Clay is 177 cm tall and weighs 70 kg.

==Rowing==
Clay is a rower competing in single, double and quadruple scull events. She started rowing in 1997 while living in Portland, Oregon while a freshman at Lewis and Clark College. As a member of the university team, she was coached by Hilary Gehman. She is a member of the Mosman Rowing Club, having joined the club in 2003. After her move to Australia she was coached by Nick Garratt.

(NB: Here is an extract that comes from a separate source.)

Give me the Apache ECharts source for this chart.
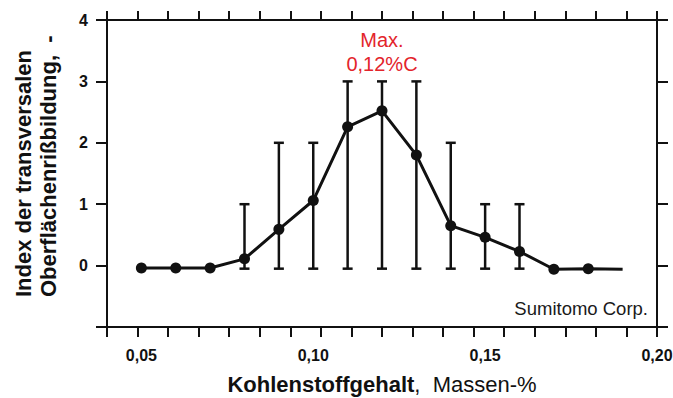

In 2011, Clay was named the NSW Oarswoman of the Year. That year, she did not have a scholarship with the Australian Institute of Sport in rowing and had to work rowing into a schedule involving working full-time. She finished 4th in the quad event at the 2011 World Championships in Bled, Slovenia. She finished 5th in the quad event at the 2011 World Cup #3 in Lucerne, Switzerland. She finished 6th in the single event at the 2011 Australian Rowing Championships in West Lakes, South Australia. She finished 5th in the double event at the 2011 Australian Rowing Championships in West Lakes, South Australia. She finished 2nd in the quad event at the 2011 Australian Rowing Championships in West Lakes, South Australia.

Clay finished 5th in the quad event at the 2012 World Cup 3 in Munich, Germany. She finished 6th in the quad event at the 2012 World Cup 2 in Lucerne, Switzerland. She was selected to represent Australia at the 2012 Summer Olympics in rowing in the quadruple scull. Initially listed as a reserve, she replaced Pippa Savage who had been previously named to the boat but was removed because of "incompatibility issues" with the rest of the crew. Prior to going to London, she participated in a training camp at the Australian Institute of Sport European Training Centre in Varese, Italy. The Australian quadruple sculls team finished in 4th place.